How about a Balmar digital Duo Charge? I admit I don’t know which category it fits into but it charges my AGM start battery very well. It appears to be able to handle different battery chemistries.
https://balmar.net/products/digital-duo-charge/
Hi Michael,
Just took a look at it, and it’s a DC/DC charger, which we will cover in the next chapter in a week or so.
I was going to ask about the Xantrex Echo Charge that I use to recharge my engine starting AGM battery from my lead acid flooded battery(s) house bank that is itself charged by the engine alternator and a solar panel. With a 14.4V limited output and a maximum 15A output it seems to me to be a good solution. I’m waiting to see what I missed.
Xantrex’s Echo Charge is also a DC-to-DC charger, similar to Balmar’s Duo Charge.

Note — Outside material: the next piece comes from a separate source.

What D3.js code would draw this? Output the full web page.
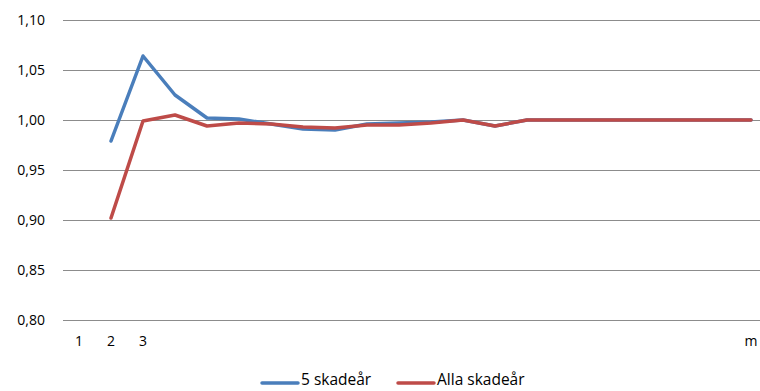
<!DOCTYPE html>
<html>
<head>
<meta charset="utf-8">
<script src="https://cdn.jsdelivr.net/npm/d3@7"></script>
<style>
  html, body { margin: 0; padding: 0; background: #fff; }
  svg { display: block; font-family: "Open Sans", "Noto Sans", sans-serif; }
</style>
</head>
<body>
<svg id="chart" width="760" height="391"></svg>
<script>
// Development periods 1..22; only the first three and the last are labelled
const periods = d3.range(1, 23);
const periodLabels = { 1: "1", 2: "2", 3: "3", 22: "m" };

// Factors per development period (period 1 has no value)
const fiveYears = [null, 0.979, 1.064, 1.025, 1.002, 1.001, 0.996, 0.991, 0.990, 0.996, 0.997, 0.998, 1.000, 0.994, 1.000, 1.000, 1.000, 1.000, 1.000, 1.000, 1.000, 1.000];
const allYears  = [null, 0.902, 0.999, 1.005, 0.994, 0.997, 0.996, 0.993, 0.992, 0.995, 0.995, 0.997, 1.000, 0.994, 1.000, 1.000, 1.000, 1.000, 1.000, 1.000, 1.000, 1.000];

const yTicks = [0.80, 0.85, 0.90, 0.95, 1.00, 1.05, 1.10];

const seriesNames = ["5 skadeår", "Alla skadeår"];
const seriesColors = ["#4A7EBB", "#BE4B48"];

const svg = d3.select("#chart");
const margin = { left: 63, top: 20, right: -7, bottom: 71 };
const W = 760, H = 391;

const x = d3.scaleBand()
  .domain(periods)
  .range([margin.left, W - margin.right]);

const y = d3.scaleLinear()
  .domain([0.80, 1.10])
  .range([H - margin.bottom, margin.top]);

const fmt = v => d3.format(".2f")(v).replace(".", ",");

// Horizontal gridlines
svg.append("g")
  .selectAll("line")
  .data(yTicks)
  .join("line")
  .attr("x1", margin.left)
  .attr("x2", W - margin.right)
  .attr("y1", d => Math.round(y(d)) + 0.5)
  .attr("y2", d => Math.round(y(d)) + 0.5)
  .attr("stroke", "#8c8c8c")
  .attr("stroke-width", 1);

// Y axis labels
const yAxis = d3.axisLeft(y).tickValues(yTicks).tickFormat(fmt).tickSize(0).tickPadding(0);
svg.append("g")
  .attr("transform", `translate(${margin.left - 18},0)`)
  .call(yAxis)
  .call(g => g.select(".domain").remove())
  .call(g => g.selectAll("text")
    .attr("font-size", 14)
    .attr("font-family", "Open Sans, Noto Sans, sans-serif")
    .attr("fill", "#000"));

// X axis labels
const xAxis = d3.axisBottom(x)
  .tickValues(periods.filter(p => periodLabels[p]))
  .tickFormat(p => periodLabels[p])
  .tickSize(0).tickPadding(0);
svg.append("g")
  .attr("transform", `translate(0,${H - margin.bottom + 16})`)
  .call(xAxis)
  .call(g => g.select(".domain").remove())
  .call(g => g.selectAll("text")
    .attr("font-size", 14)
    .attr("font-family", "Open Sans, Noto Sans, sans-serif")
    .attr("fill", "#000"));

// Series lines
const line = d3.line()
  .defined(d => d.v != null)
  .x(d => x(d.p) + x.bandwidth() / 2)
  .y(d => y(d.v));

[fiveYears, allYears].forEach((vals, i) => {
  const pts = periods.map((p, k) => ({ p, v: vals[k] }));
  svg.append("path")
    .datum(pts)
    .attr("d", line)
    .attr("fill", "none")
    .attr("stroke", seriesColors[i])
    .attr("stroke-width", 3.5)
    .attr("stroke-linejoin", "round")
    .attr("stroke-linecap", "round");
});

// Legend
const legendX = [262, 398];
const legend = svg.append("g");
seriesNames.forEach((name, i) => {
  const g = legend.append("g").attr("transform", `translate(${legendX[i]},383)`);
  g.append("line")
    .attr("x1", 0).attr("x2", 36)
    .attr("stroke", seriesColors[i])
    .attr("stroke-width", 3.5)
    .attr("stroke-linecap", "round");
  g.append("text")
    .attr("x", 39)
    .attr("y", 2)
    .attr("font-size", 15.5)
    .attr("fill", "#000")
    .text(name);
});
</script>
</body>
</html>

I wonder if a FET splitter could be used in conjunction with a DC-DC charger? Could you charge a house lithium bank and an AGM starter at the same time and then when the lithium is full and they drop out the AGM could buffer and let down the alternator? (not sure what the FET would do when the BMS shut them) If you were concerned with the lithium bank needing a higher voltage you could use the DC-DC to top it up from the starter bank/alternator. I think if this because I use 4- 30A dc-dc chargers from my large 170Ah starter/alternator battery to charge the house lithium bank so that when they close they wont fry the alternator via the field.
Hi Cory,
I guess maybe something like that might work, but, at least to me, so doing is ignoring the core design problem here which is that the alternator regulator should be told by the lithium BMS to stop charging prior to any sort of shutdown. Also, if you are set up that way, then all of the charging sources can feed a single charge buss on the house side and the engine start battery be charged by a single DC-Dc charger, which is by far the simplest and most elegant way to design a lithium based systems.

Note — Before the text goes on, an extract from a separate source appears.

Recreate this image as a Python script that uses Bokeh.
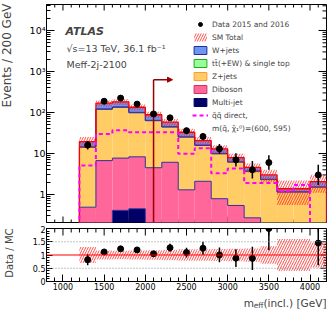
import numpy as np
from bokeh.plotting import figure
from bokeh.layouts import column, row
from bokeh.models import (FixedTicker, Range1d, Label, Legend,
                          LegendItem, Arrow, NormalHead, Span)
from bokeh.embed import file_html
from bokeh.resources import INLINE

FONT = "DejaVu Sans"

# ---------------- data ----------------
bin_low = [1200, 1400, 1600, 1800, 2000, 2200, 2400, 2600, 2800, 3000, 3200, 3400, 3600, 3800, 4000]
bin_width = 200
multijet = [0, 0, 0.41, 0.45, 0, 0, 0, 0, 0, 0, 0, 0, 0, 0, 0]
diboson = [0.49, 6.7, 7.3, 7.85, 4.5, 6.1, 1.3, 2.1, 0.79, 0.54, 0.27, 0.1, 0.05, 0.05, 0.05]
zjets = [13.7, 113, 126, 90, 58.5, 38, 23.7, 13.6, 9.0, 5.6, 3.4, 2.2, 1.09, 1.09, 1.45]
ttbar = [0.3, 2.5, 3.0, 2.5, 1.5, 1.0, 0.6, 0.4, 0.25, 0.15, 0.08, 0.05, 0.03, 0.03, 0.04]
wjets = [5.0, 46.5, 45, 33.5, 23.5, 13, 7.4, 4.6, 2.95, 1.65, 0.82, 0.65, 0.21, 0.21, 0.53]
sm_rel_unc = [0.3, 0.17, 0.16, 0.17, 0.18, 0.2, 0.22, 0.22, 0.23, 0.24, 0.25, 0.33, 0.6, 0.6, 0.47]
data = [16, 188, 224, 160, 92, 74, 36, 26, 13, 7, 4, 6, 0, 0, 3]
signal = [5.1, 30, 37, 33, 33, 33, 9.8, 13.5, 3.3, 4.3, 1.9, 1.9, 1.2, 1.7, 0]
x_ticks = [1000, 1500, 2000, 2500, 3000, 3500, 4000]
y_ticks = [1, 10, 100, 1000, 10000]
y_tick_labels = ["1", "10", "10²", "10³", "10⁴"]
ratio_ticks = [0, 0.5, 1, 1.5, 2]
ratio_tick_labels = ["0", "0.5", "1", "1.5", "2"]
cut_value = 2100
cut_arrow_height = 630
cut_arrow_end = 2330

# ---------------- derived ----------------
FLOOR = 1e-3
X0, X1 = 800, 4200
Y0, Y1 = 0.2075, 43000
lo = np.array(bin_low, float)
hi = lo + bin_width
centers = lo + bin_width / 2
comps = np.array([multijet, diboson, zjets, ttbar, wjets], float)
cum = np.cumsum(comps, axis=0)
total = cum[-1]
unc = np.array(sm_rel_unc)
dat = np.array(data, float)


def step_xy(vals):
    xs, ys = [lo[0]], [FLOOR]
    for l, h, v in zip(lo, hi, vals):
        xs += [l, h]
        ys += [max(v, FLOOR)] * 2
    xs.append(hi[-1])
    ys.append(FLOOR)
    return xs, ys


def style_axis(ax, ticks, minor, labels, size="8px", mi=7, mn=4, standoff=1):
    ax.ticker = FixedTicker(ticks=ticks, minor_ticks=minor)
    ax.major_tick_in = mi
    ax.major_tick_out = 0
    ax.minor_tick_in = mn
    ax.minor_tick_out = 0
    ax.axis_line_color = "black"
    ax.major_tick_line_color = "black"
    ax.minor_tick_line_color = "black"
    ax.axis_label = None
    ax.major_label_text_font = FONT
    ax.major_label_text_font_size = size
    ax.major_label_text_color = "black"
    ax.major_label_standoff = standoff
    ax.major_label_overrides = {t: s for t, s in zip(ticks, labels)}


def blank_fig(w, h, **kw):
    f = figure(width=w, height=h, x_range=Range1d(0, w), y_range=Range1d(0, h),
               x_axis_location=None, y_axis_location=None,
               output_backend="svg", toolbar_location=None, outline_line_color=None, **kw)
    f.grid.visible = False
    return f


x_minor = list(range(800, 4201, 100))
y_minor = [k * 10.0 ** d for d in range(-1, 5) for k in range(2, 10) if Y0 < k * 10.0 ** d < Y1]
r_minor = [i / 10 for i in range(0, 21)]

# frame geometry in pixels (for the mirrored tick lengths)
FW = 280
FH_MAIN = 218
FH_RAT = 53

# ---------------- main panel ----------------
p = figure(width=310, height=225, y_axis_type="log", x_range=Range1d(X0, X1),
           y_range=Range1d(Y0, Y1), output_backend="svg", toolbar_location=None,
           min_border_left=24, min_border_right=6, min_border_top=4, min_border_bottom=3)
p.grid.visible = False
p.outline_line_color = "black"
p.xaxis.visible = False
style_axis(p.yaxis[0], y_ticks, y_minor, y_tick_labels, size="9.5px", mi=8, mn=4, standoff=1)

dec = np.log10(Y1 / Y0)


def logfac(px):
    return 10 ** (px / FH_MAIN * dec)


gev_per_px = (X1 - X0) / FW
xt = np.array(x_ticks, float)
xm = np.array([t for t in x_minor if t not in x_ticks], float)
p.segment(x0=xt, y0=np.full(len(xt), Y1), x1=xt, y1=np.full(len(xt), Y1 / logfac(6)), line_color="black")
p.segment(x0=xm, y0=np.full(len(xm), Y1), x1=xm, y1=np.full(len(xm), Y1 / logfac(3)), line_color="black")
p.segment(x0=xt, y0=np.full(len(xt), Y0), x1=xt, y1=np.full(len(xt), Y0 * logfac(6)), line_color="black")
p.segment(x0=xm, y0=np.full(len(xm), Y0), x1=xm, y1=np.full(len(xm), Y0 * logfac(3)), line_color="black")
yt = np.array(y_ticks, float)
ym = np.array(y_minor, float)
p.segment(x0=np.full(len(yt), X1), y0=yt, x1=np.full(len(yt), X1 - 8 * gev_per_px), y1=yt, line_color="black")
p.segment(x0=np.full(len(ym), X1), y0=ym, x1=np.full(len(ym), X1 - 4 * gev_per_px), y1=ym, line_color="black")

fill_colors = ["#000066", "#ff6699", "#ffcc66", "#99ff99", "#6f94f2"]
for k in range(5):
    bottom = np.maximum(cum[k - 1], FLOOR) if k > 0 else np.full(len(lo), FLOOR)
    p.quad(left=lo, right=hi, bottom=bottom, top=np.maximum(cum[k], FLOOR),
           fill_color=fill_colors[k], line_color=None)
for k in range(4):
    xs, ys = step_xy(cum[k])
    p.line(xs, ys, line_color="#30309a", line_width=1)

band = p.quad(left=lo, right=hi, bottom=total * (1 - unc), top=total * (1 + unc),
              fill_alpha=0, line_alpha=0, hatch_pattern="/", hatch_color="#ff2020",
              hatch_scale=5, hatch_weight=0.8)
xs, ys = step_xy(total)
p.line(xs, ys, line_color="#ff0000", line_width=1.3)

xs, ys = step_xy(signal)
sig_line = p.line(xs, ys, line_color="#ff00ff", line_width=2, line_dash="4 3")

# cut arrow
p.segment(x0=[cut_value], y0=[FLOOR], x1=[cut_value], y1=[cut_arrow_height],
          line_color="#990000", line_width=1.5)
p.add_layout(Arrow(x_start=cut_value, y_start=cut_arrow_height, x_end=cut_arrow_end,
                   y_end=cut_arrow_height, line_color="#990000", line_width=1.5,
                   end=NormalHead(size=5, fill_color="#990000", line_color="#990000")))

# data
has = dat > 0
n = dat[has]
up = np.sqrt(n + 0.25) + 0.5
dn = np.sqrt(n + 0.25) - 0.5
p.segment(x0=centers[has], y0=n - dn, x1=centers[has], y1=n + up, line_color="black", line_width=1.5)
data_r = p.scatter(centers[has], n, size=6, color="black")

# legend proxies (outside the visible x range)
hid = dict(left=[0], right=[1], bottom=[1], top=[2])
leg_w = p.quad(**hid, fill_color=fill_colors[4], line_color="#1f2f9f")
leg_t = p.quad(**hid, fill_color=fill_colors[3], line_color="#22aa22")
leg_z = p.quad(**hid, fill_color=fill_colors[2], line_color="#ff9933")
leg_d = p.quad(**hid, fill_color=fill_colors[1], line_color="#cc3366")
leg_m = p.quad(**hid, fill_color=fill_colors[0], line_color="#000066")
leg_blank = p.line([0, 1], [1, 1], line_alpha=0)

legend = Legend(items=[
    LegendItem(label="Data 2015 and 2016", renderers=[data_r]),
    LegendItem(label="SM Total", renderers=[band]),
    LegendItem(label="W+jets", renderers=[leg_w]),
    LegendItem(label="tt̄(+EW) & single top", renderers=[leg_t]),
    LegendItem(label="Z+jets", renderers=[leg_z]),
    LegendItem(label="Diboson", renderers=[leg_d]),
    LegendItem(label="Multi-jet", renderers=[leg_m]),
    LegendItem(label="q̃q̃ direct,", renderers=[sig_line]),
    LegendItem(label="m(q̃, χ̃₁⁰)=(600, 595)", renderers=[leg_blank]),
], location=(146, 89), orientation="vertical", padding=0, margin=0, spacing=3,
   glyph_width=16, glyph_height=10, label_height=10, label_standoff=4,
   label_text_font=FONT, label_text_font_size="7.5px", label_text_baseline="middle",
   border_line_alpha=0, background_fill_alpha=0)
p.add_layout(legend)

# texts inside the frame (frame-relative screen coordinates, y from frame bottom)
p.add_layout(Label(x=19, y=191, x_units="screen", y_units="screen", text="ATLAS",
                   text_baseline="alphabetic", text_font=FONT,
                   text_font_style="bold italic", text_font_size="11px"))
p.add_layout(Label(x=20, y=174, x_units="screen", y_units="screen", text="√s=13 TeV, 36.1 fb⁻¹",
                   text_baseline="alphabetic", text_font=FONT, text_font_size="9.5px"))
p.add_layout(Label(x=20, y=158, x_units="screen", y_units="screen", text="Meff-2j-2100",
                   text_baseline="alphabetic", text_font=FONT, text_font_size="9.5px"))

# ---------------- ratio panel ----------------
r = figure(width=310, height=70, x_range=p.x_range, y_range=Range1d(0, 2), output_backend="svg",
           toolbar_location=None, min_border_left=24, min_border_right=6, min_border_top=3,
           min_border_bottom=14)
r.grid.visible = False
r.outline_line_color = "black"
style_axis(r.xaxis[0], x_ticks, x_minor, [str(t) for t in x_ticks], size="8px", mi=7, mn=4, standoff=1)
style_axis(r.yaxis[0], ratio_ticks, r_minor, ratio_tick_labels, size="8px", mi=6, mn=3, standoff=1)

rpp = 2.0 / FH_RAT
r.segment(x0=xt, y0=np.full(len(xt), 2), x1=xt, y1=np.full(len(xt), 2 - 7 * rpp), line_color="black")
r.segment(x0=xm, y0=np.full(len(xm), 2), x1=xm, y1=np.full(len(xm), 2 - 4 * rpp), line_color="black")
rt = np.array(ratio_ticks, float)
rm = np.array([t for t in r_minor if t not in ratio_ticks], float)
r.segment(x0=np.full(len(rt), X1), y0=rt, x1=np.full(len(rt), X1 - 6 * gev_per_px), y1=rt, line_color="black")
r.segment(x0=np.full(len(rm), X1), y0=rm, x1=np.full(len(rm), X1 - 3 * gev_per_px), y1=rm, line_color="black")

for lvl in [0.5, 1.5]:
    r.add_layout(Span(location=lvl, dimension="width", line_color="#888888",
                      line_dash="1 2", line_width=1))
r.quad(left=lo, right=hi, bottom=1 - unc, top=1 + unc, fill_alpha=0, line_alpha=0,
       hatch_pattern="/", hatch_color="#ff2020", hatch_scale=5, hatch_weight=0.8)
r.add_layout(Span(location=1, dimension="width", line_color="#ff0000", line_width=1.2))
ratio = n / total[has]
rerr = np.sqrt(n) / total[has]
r.segment(x0=centers[has], y0=ratio - rerr, x1=centers[has], y1=ratio + rerr,
          line_color="black", line_width=1.5)
r.scatter(centers[has], ratio, size=6, color="black")

# ---------------- title strips ----------------
left = blank_fig(22, 309, min_border=0)
left.add_layout(Label(x=6, y=306, x_units="screen", y_units="screen", text="Events / 200 GeV",
                      angle=np.pi / 2, text_align="right", text_baseline="middle",
                      text_font=FONT, text_font_size="12px"))
left.add_layout(Label(x=8.5, y=81, x_units="screen", y_units="screen", text="Data / MC",
                      angle=np.pi / 2, text_align="right", text_baseline="middle",
                      text_font=FONT, text_font_size="10px"))

# bottom strip: frame aligned with the panels above (page x 46..326)
bottom = blank_fig(310, 14, min_border_left=24, min_border_right=6, min_border_top=0,
                   min_border_bottom=0)
bottom.add_layout(Label(x=280, y=6.5, x_units="screen", y_units="screen", text="(incl.) [GeV]",
                        text_align="right", text_baseline="alphabetic",
                        text_font=FONT, text_font_size="10.5px"))
bottom.add_layout(Label(x=217, y=4.5, x_units="screen", y_units="screen", text="eff",
                        text_align="right", text_baseline="alphabetic",
                        text_font=FONT, text_font_size="7.5px"))
bottom.add_layout(Label(x=207.5, y=6.5, x_units="screen", y_units="screen", text="m",
                        text_align="right", text_baseline="alphabetic",
                        text_font=FONT, text_font_size="10.5px"))

layout = row(left, column(p, r, bottom, spacing=0), spacing=0)
open("out.html", "w").write(file_html(layout, INLINE))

That said, if you already have lithium batteries that don’t communicate, I would leave things as they are with the alternator charging the AGM and stick with the DC/DC, since you have already paid for them, and not add the complications of a FET as well. Or, if you want to get more out of the alternator change over to an FET, but that will mean your AGM will not be ideally charged.

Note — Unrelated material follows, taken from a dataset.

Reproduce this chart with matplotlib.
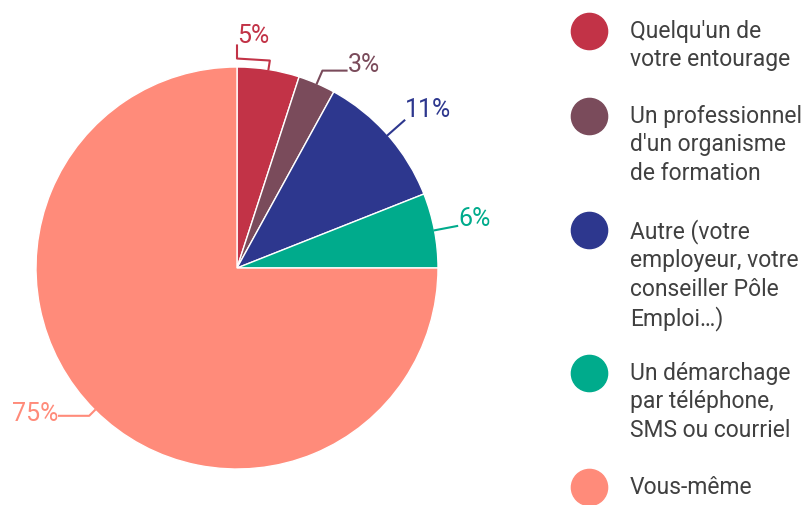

Bottom line, I can’t see any elegant way to get the best of both the DC/DC and FET splitter.
Another key point to keep in mind is that none of this deals with the fundamental dangers of load dumps (blackouts):
https://www.morganscloud.com/2022/04/25/why-lithium-battery-load-dumps-matter/
So, particularly if you do have batteries that don’t communicate, I would recommend adding a vital loads backup as detailed here: https://www.morganscloud.com/2022/07/03/building-a-seamanlike-lithium-battery-system/
Thanks for directing me here. As usual. my questions are answered. Brilliant.